Tuesday morning, the FDIC will release and vote on proposed risk retention rules for the mortgage market. This includes the "Qualified Residential Mortgage" definition. A QRM would be exempt from risk retention, where the banks have to hold on to 5 percent of the risk when securitizing loans.
The QRM will likely require a 20 percent down payment on the loan, as well as other underwriting criteria, and loans sold to Fannie and Freddie (while still in conservatorship), as well as FHA loans, would be exempt. At the same time, Fannie, Freddie and the FHA are making themselves more expensive, as they try to shrink their currently overwhelming market share.

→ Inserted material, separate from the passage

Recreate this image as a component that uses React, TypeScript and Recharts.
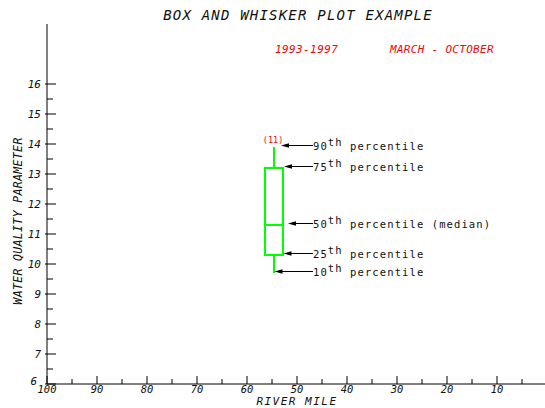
import {
  ComposedChart,
  Customized,
  ReferenceArea,
  ReferenceDot,
  ReferenceLine,
  XAxis,
  YAxis,
} from 'recharts'

// river mile axis (runs downstream from 100 to 0)
const mileTicks = [100, 95, 90, 85, 80, 75, 70, 65, 60, 55, 50, 45, 40, 35, 30, 25, 20, 15, 10, 5]
const mileLabels = [100, 90, 80, 70, 60, 50, 40, 30, 20, 10]

// water quality axis
const paramTicks = [6, 6.5, 7, 7.5, 8, 8.5, 9, 9.5, 10, 10.5, 11, 11.5, 12, 12.5, 13, 13.5, 14, 14.5, 15, 15.5, 16]
const paramLabels = [6, 7, 8, 9, 10, 11, 12, 13, 14, 15, 16]

// one station, its percentiles and sample count
const stationMile = 54.6
const percentileNames = ['90', '75', '50', '25', '10']
const percentileValues = [13.9, 13.2, 11.3, 10.3, 9.7]
const percentileNotes = ['', '', ' (median)', '', '']
const sampleCount = 11

const FONT = '"DejaVu Sans Mono", monospace'
const GREEN = '#00ff00'
const BOX_HALF = 1.8 // miles
const ARROW_TAIL = 46.8 // mile where the labels start
const arrowTipGap = [1.4, 2.0, 2.8, 1.9, 0.1] // miles from the station line

const [p90, p75, p50, p25, p10] = percentileValues

function MileTick(props: any) {
  const { x, y, payload, top } = props
  const v = payload.value
  const major = v % 10 === 0
  const len = major ? (top ? 7 : 8) : 5
  return (
    <g>
      <line x1={x} x2={x} y1={y} y2={top ? y + len : y - len} stroke="#000" />
      {!top && mileLabels.includes(v) && (
        <text x={x} y={y + 8.5} textAnchor="middle" fontFamily={FONT} fontSize={10.5} fontStyle="italic" fill="#111">
          {v}
        </text>
      )}
    </g>
  )
}

function ParamTick(props: any) {
  const { x, y, payload } = props
  const v = payload.value
  const major = Number.isInteger(v)
  // the lowest label is nudged left so it clears the "100" below it
  const lowest = v === 6
  return (
    <g>
      <line x1={major ? x - 2 : x} x2={x + (major ? 9 : 6)} y1={y} y2={y} stroke="#000" />
      {paramLabels.includes(v) && (
        <text
          x={lowest ? x - 10 : x - 6}
          y={lowest ? y + 1 : y + 4}
          textAnchor="end"
          fontFamily={FONT}
          fontSize={11}
          fontStyle="italic"
          fill="#111"
        >
          {v}
        </text>
      )}
    </g>
  )
}

function arrowShape(name: string, note: string) {
  return (p: any) => {
    const { x1, y1, x2 } = p
    const y = y1 - 1.5
    return (
      <g>
        <line x1={x2 + 6} x2={x1} y1={y} y2={y} stroke="#000" strokeWidth={1} />
        <polygon points={`${x2},${y} ${x2 + 8},${y - 2.2} ${x2 + 8},${y + 2.2}`} fill="#000" />
        <text x={x1} y={y + 4} fontFamily={FONT} fontSize={10.5} letterSpacing={1.1} fill="#111">
          <tspan>{name}</tspan>
          <tspan dy={-4}>th</tspan>
          <tspan dy={4}>{' percentile' + note}</tspan>
        </text>
      </g>
    )
  }
}

function Titles() {
  return (
    <g fontFamily={FONT}>
      <text x={298} y={20} textAnchor="middle" fontSize={14} letterSpacing={1.2} fontStyle="italic" fill="#111">
        BOX AND WHISKER PLOT EXAMPLE
      </text>
      <text x={275} y={53} fontSize={11} letterSpacing={0.4} fontStyle="italic" fill="#ff0000">
        1993-1997
      </text>
      <text x={390} y={53} fontSize={11} letterSpacing={0.3} fontStyle="italic" fill="#ff0000">
        MARCH - OCTOBER
      </text>
      <text
        x={22}
        y={221}
        transform="rotate(-90 22 221)"
        textAnchor="middle"
        fontSize={11.5}
        letterSpacing={0.35}
        fontStyle="italic"
        fill="#111"
      >
        WATER QUALITY PARAMETER
      </text>
      <text x={297} y={405.3} textAnchor="middle" fontSize={11} letterSpacing={1.5} fontStyle="italic" fill="#111">
        RIVER MILE
      </text>
    </g>
  )
}

export default function App() {
  return (
    <div style={{ position: 'absolute', left: 0, top: 0, width: 545, height: 408, overflow: 'hidden', background: '#fff' }}>
      <ComposedChart width={550} height={408} margin={{ top: 24, right: 3, bottom: 4, left: 7 }}>
        <XAxis
          type="number"
          dataKey="mile"
          domain={[0, 100]}
          reversed
          ticks={mileTicks}
          interval={0}
          tickSize={0}
          tickMargin={0}
          height={20}
          allowDataOverflow
          axisLine={{ stroke: '#000' }}
          tick={<MileTick />}
        />
        <XAxis
          xAxisId="top"
          orientation="top"
          type="number"
          domain={[0, 100]}
          reversed
          ticks={mileTicks}
          interval={0}
          tickSize={0}
          tickMargin={0}
          height={0}
          allowDataOverflow
          axisLine={{ stroke: '#000' }}
          tick={<MileTick top />}
        />
        <YAxis
          type="number"
          domain={[6, 18]}
          ticks={paramTicks}
          interval={0}
          tickSize={0}
          tickMargin={0}
          width={40}
          allowDataOverflow
          axisLine={{ stroke: '#000' }}
          tick={<ParamTick />}
        />
        <Customized component={Titles} />

        <ReferenceArea
          x1={stationMile + BOX_HALF}
          x2={stationMile - BOX_HALF}
          y1={p25}
          y2={p75}
          fill="none"
          fillOpacity={0}
          stroke={GREEN}
          strokeWidth={2}
        />
        <ReferenceLine
          segment={[
            { x: stationMile + BOX_HALF, y: p50 },
            { x: stationMile - BOX_HALF, y: p50 },
          ]}
          stroke={GREEN}
          strokeWidth={2}
        />
        <ReferenceLine
          segment={[
            { x: stationMile, y: p75 },
            { x: stationMile, y: p90 },
          ]}
          stroke={GREEN}
          strokeWidth={2}
        />
        <ReferenceLine
          segment={[
            { x: stationMile, y: p25 },
            { x: stationMile, y: p10 },
          ]}
          stroke={GREEN}
          strokeWidth={2}
        />
        <ReferenceDot
          x={stationMile}
          y={p90}
          r={0}
          shape={(p: any) => (
            <text x={p.cx - 1} y={p.cy - 4} textAnchor="middle" fontFamily={FONT} fontSize={8.5} fill="#ff0000">
              ({sampleCount})
            </text>
          )}
        />
        {percentileNames.map((name, i) => (
          <ReferenceLine
            key={name}
            segment={[
              { x: ARROW_TAIL, y: percentileValues[i] },
              { x: stationMile - arrowTipGap[i], y: percentileValues[i] },
            ]}
            shape={arrowShape(name, percentileNotes[i])}
          />
        ))}
      </ComposedChart>
    </div>
  )
}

Barely a few hours after the vote, House Republicans will introduce a slew of, possibly six, bills designed to reform/shrink/eliminate Fannie and Freddie. Then comes more at a hearing on Thursday on housing finance. All of this begging the question: Without Fannie and Freddie, does the 30-year fixed still exist in a fully private market? And what are the dangers if it doesn't?
"We continue to believe that low cost, 30-year fixed-rate mortgages are the best way to support the housing market and see anything that threatens this product as negative for those with housing exposure as it will slow the eventual housing recovery," writes Jaret Seiberg at MF Global. "That means negative pressure on the big banks, the mortgage insurers, and the home builders."
It also means mortgages will get more expensive.
"There's no question if the government gets out of the business of backing mortgages, rates should go up, underwriting will be tougher, down payments will go up," Toll Brothers CEO Douglas Yearley Jr. said today on CNBC. "It’s going to affect all of us. It would be a head wind."